- _Work to be completed_
Make an exact copy of the lines, leaving the pictures out.

- _Source material_
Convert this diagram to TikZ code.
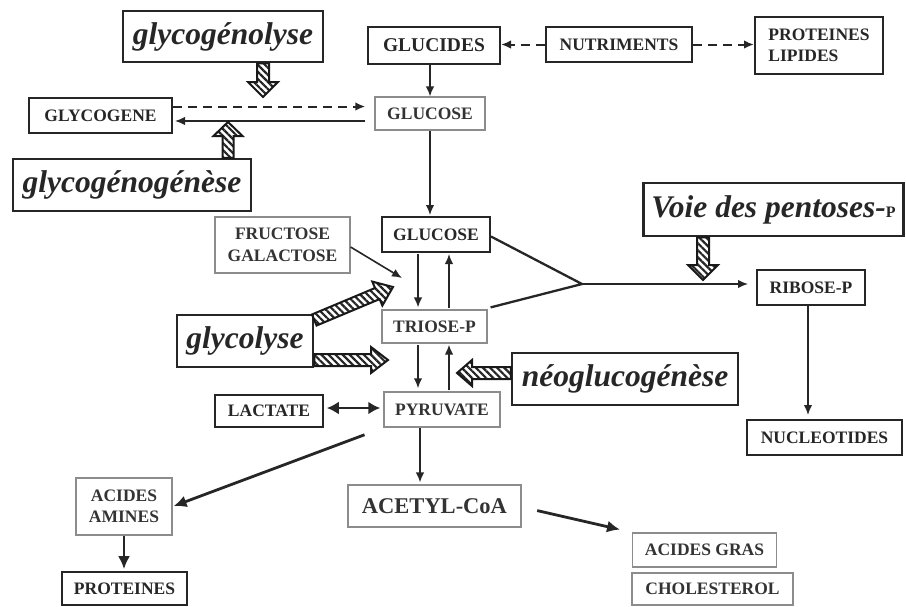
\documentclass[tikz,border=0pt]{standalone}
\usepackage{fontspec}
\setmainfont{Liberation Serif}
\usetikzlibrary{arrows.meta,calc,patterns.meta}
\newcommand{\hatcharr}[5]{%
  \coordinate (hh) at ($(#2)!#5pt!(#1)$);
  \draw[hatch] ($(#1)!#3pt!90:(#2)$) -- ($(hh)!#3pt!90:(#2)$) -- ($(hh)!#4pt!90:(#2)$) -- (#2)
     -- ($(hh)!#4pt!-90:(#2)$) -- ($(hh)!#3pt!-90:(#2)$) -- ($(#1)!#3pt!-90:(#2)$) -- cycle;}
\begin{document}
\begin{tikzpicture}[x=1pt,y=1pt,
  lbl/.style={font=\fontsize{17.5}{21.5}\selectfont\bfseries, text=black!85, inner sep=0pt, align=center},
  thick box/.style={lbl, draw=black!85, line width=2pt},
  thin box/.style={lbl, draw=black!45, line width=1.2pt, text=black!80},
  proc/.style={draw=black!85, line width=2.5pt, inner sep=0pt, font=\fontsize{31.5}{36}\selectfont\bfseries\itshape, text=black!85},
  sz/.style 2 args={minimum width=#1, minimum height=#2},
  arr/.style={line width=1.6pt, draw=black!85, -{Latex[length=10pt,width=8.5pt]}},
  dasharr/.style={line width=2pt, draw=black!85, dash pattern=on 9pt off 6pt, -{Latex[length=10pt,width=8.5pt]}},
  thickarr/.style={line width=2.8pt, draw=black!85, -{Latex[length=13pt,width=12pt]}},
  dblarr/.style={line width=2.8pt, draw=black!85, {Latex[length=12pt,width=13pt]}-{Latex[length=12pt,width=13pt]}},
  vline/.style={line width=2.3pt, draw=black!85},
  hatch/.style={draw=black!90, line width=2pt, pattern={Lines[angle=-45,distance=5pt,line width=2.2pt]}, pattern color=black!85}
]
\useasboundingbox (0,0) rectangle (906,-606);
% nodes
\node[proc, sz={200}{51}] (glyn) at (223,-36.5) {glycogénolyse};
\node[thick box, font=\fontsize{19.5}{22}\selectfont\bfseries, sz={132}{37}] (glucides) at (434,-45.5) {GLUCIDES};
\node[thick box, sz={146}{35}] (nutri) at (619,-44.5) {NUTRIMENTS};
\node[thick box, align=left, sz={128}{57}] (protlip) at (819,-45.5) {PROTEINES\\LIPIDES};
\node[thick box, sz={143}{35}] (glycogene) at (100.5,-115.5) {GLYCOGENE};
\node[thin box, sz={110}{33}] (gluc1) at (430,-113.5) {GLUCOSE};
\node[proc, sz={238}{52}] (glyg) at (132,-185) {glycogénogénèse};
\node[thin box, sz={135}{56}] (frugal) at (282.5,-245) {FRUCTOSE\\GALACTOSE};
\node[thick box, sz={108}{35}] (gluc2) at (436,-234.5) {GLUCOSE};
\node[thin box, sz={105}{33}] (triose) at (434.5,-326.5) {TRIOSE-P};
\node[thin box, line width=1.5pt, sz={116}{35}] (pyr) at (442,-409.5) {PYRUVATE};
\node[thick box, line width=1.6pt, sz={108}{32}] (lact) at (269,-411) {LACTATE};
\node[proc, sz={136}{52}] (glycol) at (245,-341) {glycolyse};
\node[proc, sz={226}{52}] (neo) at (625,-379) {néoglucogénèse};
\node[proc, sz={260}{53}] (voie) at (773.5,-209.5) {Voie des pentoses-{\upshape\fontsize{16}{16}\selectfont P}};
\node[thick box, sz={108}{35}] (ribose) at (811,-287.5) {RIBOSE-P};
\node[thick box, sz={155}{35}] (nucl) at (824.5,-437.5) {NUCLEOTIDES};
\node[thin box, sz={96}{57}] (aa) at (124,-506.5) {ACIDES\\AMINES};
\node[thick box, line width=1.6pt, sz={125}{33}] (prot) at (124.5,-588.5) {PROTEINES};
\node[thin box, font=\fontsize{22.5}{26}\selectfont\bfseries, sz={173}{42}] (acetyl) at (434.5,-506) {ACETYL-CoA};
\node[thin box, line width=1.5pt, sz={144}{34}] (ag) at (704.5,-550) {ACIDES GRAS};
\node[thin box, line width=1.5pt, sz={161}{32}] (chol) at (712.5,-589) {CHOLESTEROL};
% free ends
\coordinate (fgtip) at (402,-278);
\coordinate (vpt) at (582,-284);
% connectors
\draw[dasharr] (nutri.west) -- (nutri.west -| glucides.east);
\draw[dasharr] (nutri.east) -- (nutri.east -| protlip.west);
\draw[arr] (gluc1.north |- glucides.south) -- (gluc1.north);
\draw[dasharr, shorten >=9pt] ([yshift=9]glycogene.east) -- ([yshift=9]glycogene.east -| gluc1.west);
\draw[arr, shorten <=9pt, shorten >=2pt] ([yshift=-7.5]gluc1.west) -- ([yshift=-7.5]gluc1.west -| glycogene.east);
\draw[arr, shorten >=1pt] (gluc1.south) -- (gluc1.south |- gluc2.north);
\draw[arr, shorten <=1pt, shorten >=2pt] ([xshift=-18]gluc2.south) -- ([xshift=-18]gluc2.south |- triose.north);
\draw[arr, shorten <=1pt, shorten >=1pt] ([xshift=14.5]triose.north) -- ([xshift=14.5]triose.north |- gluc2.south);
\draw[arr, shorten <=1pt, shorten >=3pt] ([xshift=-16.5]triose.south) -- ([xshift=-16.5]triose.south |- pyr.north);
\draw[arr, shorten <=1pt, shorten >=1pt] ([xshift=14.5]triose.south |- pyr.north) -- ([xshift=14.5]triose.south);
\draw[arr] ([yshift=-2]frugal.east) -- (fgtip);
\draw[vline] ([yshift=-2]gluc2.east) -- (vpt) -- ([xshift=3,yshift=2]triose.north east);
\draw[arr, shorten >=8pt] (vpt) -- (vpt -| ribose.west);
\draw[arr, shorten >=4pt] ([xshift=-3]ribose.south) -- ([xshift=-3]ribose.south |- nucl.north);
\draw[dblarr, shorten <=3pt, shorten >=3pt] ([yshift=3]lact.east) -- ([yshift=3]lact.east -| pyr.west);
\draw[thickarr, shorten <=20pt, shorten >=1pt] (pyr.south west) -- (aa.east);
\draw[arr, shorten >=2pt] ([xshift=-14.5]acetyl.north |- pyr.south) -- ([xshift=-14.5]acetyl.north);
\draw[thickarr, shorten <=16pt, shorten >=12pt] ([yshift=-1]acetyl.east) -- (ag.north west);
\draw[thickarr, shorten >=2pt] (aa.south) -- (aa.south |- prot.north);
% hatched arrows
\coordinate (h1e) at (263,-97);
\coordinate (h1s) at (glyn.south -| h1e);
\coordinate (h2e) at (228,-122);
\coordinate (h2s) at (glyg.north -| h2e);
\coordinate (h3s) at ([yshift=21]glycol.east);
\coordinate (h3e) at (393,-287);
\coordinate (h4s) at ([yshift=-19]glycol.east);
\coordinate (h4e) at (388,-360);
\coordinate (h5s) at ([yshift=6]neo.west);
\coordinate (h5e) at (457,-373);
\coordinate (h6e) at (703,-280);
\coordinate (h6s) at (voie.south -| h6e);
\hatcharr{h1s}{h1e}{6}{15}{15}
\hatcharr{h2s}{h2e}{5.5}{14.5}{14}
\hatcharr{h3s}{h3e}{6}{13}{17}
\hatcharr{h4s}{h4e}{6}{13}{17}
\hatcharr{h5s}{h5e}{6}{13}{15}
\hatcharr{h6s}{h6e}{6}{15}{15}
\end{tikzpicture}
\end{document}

- _Exercise output_
Convert this diagram to TikZ code.
\documentclass[tikz,border=0pt]{standalone}
\usepackage{fontspec}
\setmainfont{Liberation Serif}
\usetikzlibrary{arrows.meta,calc,patterns.meta}
\newcommand{\hatcharr}[5]{%
  \coordinate (hh) at ($(#2)!#5pt!(#1)$);
  \draw[hatch] ($(#1)!#3pt!90:(#2)$) -- ($(hh)!#3pt!90:(#2)$) -- ($(hh)!#4pt!90:(#2)$) -- (#2)
     -- ($(hh)!#4pt!-90:(#2)$) -- ($(hh)!#3pt!-90:(#2)$) -- ($(#1)!#3pt!-90:(#2)$) -- cycle;}
\begin{document}
\begin{tikzpicture}[x=1pt,y=1pt,
  lbl/.style={font=\fontsize{17.5}{21.5}\selectfont\bfseries, text=black!85, inner sep=0pt, align=center},
  thick box/.style={lbl, draw=black!85, line width=2pt},
  thin box/.style={lbl, draw=black!45, line width=1.2pt, text=black!80},
  proc/.style={draw=black!85, line width=2.5pt, inner sep=0pt, font=\fontsize{31.5}{36}\selectfont\bfseries\itshape, text=black!85},
  sz/.style 2 args={minimum width=#1, minimum height=#2},
  arr/.style={line width=1.6pt, draw=black!85, -{Latex[length=10pt,width=8.5pt]}},
  dasharr/.style={line width=2pt, draw=black!85, dash pattern=on 9pt off 6pt, -{Latex[length=10pt,width=8.5pt]}},
  thickarr/.style={line width=2.8pt, draw=black!85, -{Latex[length=13pt,width=12pt]}},
  dblarr/.style={line width=2.8pt, draw=black!85, {Latex[length=12pt,width=13pt]}-{Latex[length=12pt,width=13pt]}},
  vline/.style={line width=2.3pt, draw=black!85},
  hatch/.style={draw=black!90, line width=2pt, pattern={Lines[angle=-45,distance=5pt,line width=2.2pt]}, pattern color=black!85}
]
\useasboundingbox (0,0) rectangle (906,-606);
% nodes
\node[proc, sz={200}{51}] (glyn) at (223,-36.5) {glycogénolyse};
\node[thick box, font=\fontsize{19.5}{22}\selectfont\bfseries, sz={132}{37}] (glucides) at (434,-45.5) {GLUCIDES};
\node[thick box, sz={146}{35}] (nutri) at (619,-44.5) {NUTRIMENTS};
\node[thick box, align=left, sz={128}{57}] (protlip) at (819,-45.5) {PROTEINES\\LIPIDES};
\node[thick box, sz={143}{35}] (glycogene) at (100.5,-115.5) {GLYCOGENE};
\node[thin box, sz={110}{33}] (gluc1) at (430,-113.5) {GLUCOSE};
\node[proc, sz={238}{52}] (glyg) at (132,-185) {glycogénogénèse};
\node[thin box, sz={135}{56}] (frugal) at (282.5,-245) {FRUCTOSE\\GALACTOSE};
\node[thick box, sz={108}{35}] (gluc2) at (436,-234.5) {GLUCOSE};
\node[thin box, sz={105}{33}] (triose) at (434.5,-326.5) {TRIOSE-P};
\node[thin box, line width=1.5pt, sz={116}{35}] (pyr) at (442,-409.5) {PYRUVATE};
\node[thick box, line width=1.6pt, sz={108}{32}] (lact) at (269,-411) {LACTATE};
\node[proc, sz={136}{52}] (glycol) at (245,-341) {glycolyse};
\node[proc, sz={226}{52}] (neo) at (625,-379) {néoglucogénèse};
\node[proc, sz={260}{53}] (voie) at (773.5,-209.5) {Voie des pentoses-{\upshape\fontsize{16}{16}\selectfont P}};
\node[thick box, sz={108}{35}] (ribose) at (811,-287.5) {RIBOSE-P};
\node[thick box, sz={155}{35}] (nucl) at (824.5,-437.5) {NUCLEOTIDES};
\node[thin box, sz={96}{57}] (aa) at (124,-506.5) {ACIDES\\AMINES};
\node[thick box, line width=1.6pt, sz={125}{33}] (prot) at (124.5,-588.5) {PROTEINES};
\node[thin box, font=\fontsize{22.5}{26}\selectfont\bfseries, sz={173}{42}] (acetyl) at (434.5,-506) {ACETYL-CoA};
\node[thin box, line width=1.5pt, sz={144}{34}] (ag) at (704.5,-550) {ACIDES GRAS};
\node[thin box, line width=1.5pt, sz={161}{32}] (chol) at (712.5,-589) {CHOLESTEROL};
% free ends
\coordinate (fgtip) at (402,-278);
\coordinate (vpt) at (582,-284);
% connectors
\draw[dasharr] (nutri.west) -- (nutri.west -| glucides.east);
\draw[dasharr] (nutri.east) -- (nutri.east -| protlip.west);
\draw[arr] (gluc1.north |- glucides.south) -- (gluc1.north);
\draw[dasharr, shorten >=9pt] ([yshift=9]glycogene.east) -- ([yshift=9]glycogene.east -| gluc1.west);
\draw[arr, shorten <=9pt, shorten >=2pt] ([yshift=-7.5]gluc1.west) -- ([yshift=-7.5]gluc1.west -| glycogene.east);
\draw[arr, shorten >=1pt] (gluc1.south) -- (gluc1.south |- gluc2.north);
\draw[arr, shorten <=1pt, shorten >=2pt] ([xshift=-18]gluc2.south) -- ([xshift=-18]gluc2.south |- triose.north);
\draw[arr, shorten <=1pt, shorten >=1pt] ([xshift=14.5]triose.north) -- ([xshift=14.5]triose.north |- gluc2.south);
\draw[arr, shorten <=1pt, shorten >=3pt] ([xshift=-16.5]triose.south) -- ([xshift=-16.5]triose.south |- pyr.north);
\draw[arr, shorten <=1pt, shorten >=1pt] ([xshift=14.5]triose.south |- pyr.north) -- ([xshift=14.5]triose.south);
\draw[arr] ([yshift=-2]frugal.east) -- (fgtip);
\draw[vline] ([yshift=-2]gluc2.east) -- (vpt) -- ([xshift=3,yshift=2]triose.north east);
\draw[arr, shorten >=8pt] (vpt) -- (vpt -| ribose.west);
\draw[arr, shorten >=4pt] ([xshift=-3]ribose.south) -- ([xshift=-3]ribose.south |- nucl.north);
\draw[dblarr, shorten <=3pt, shorten >=3pt] ([yshift=3]lact.east) -- ([yshift=3]lact.east -| pyr.west);
\draw[thickarr, shorten <=20pt, shorten >=1pt] (pyr.south west) -- (aa.east);
\draw[arr, shorten >=2pt] ([xshift=-14.5]acetyl.north |- pyr.south) -- ([xshift=-14.5]acetyl.north);
\draw[thickarr, shorten <=16pt, shorten >=12pt] ([yshift=-1]acetyl.east) -- (ag.north west);
\draw[thickarr, shorten >=2pt] (aa.south) -- (aa.south |- prot.north);
% hatched arrows
\coordinate (h1e) at (263,-97);
\coordinate (h1s) at (glyn.south -| h1e);
\coordinate (h2e) at (228,-122);
\coordinate (h2s) at (glyg.north -| h2e);
\coordinate (h3s) at ([yshift=21]glycol.east);
\coordinate (h3e) at (393,-287);
\coordinate (h4s) at ([yshift=-19]glycol.east);
\coordinate (h4e) at (388,-360);
\coordinate (h5s) at ([yshift=6]neo.west);
\coordinate (h5e) at (457,-373);
\coordinate (h6e) at (703,-280);
\coordinate (h6s) at (voie.south -| h6e);
\hatcharr{h1s}{h1e}{6}{15}{15}
\hatcharr{h2s}{h2e}{5.5}{14.5}{14}
\hatcharr{h3s}{h3e}{6}{13}{17}
\hatcharr{h4s}{h4e}{6}{13}{17}
\hatcharr{h5s}{h5e}{6}{13}{15}
\hatcharr{h6s}{h6e}{6}{15}{15}
\end{tikzpicture}
\end{document}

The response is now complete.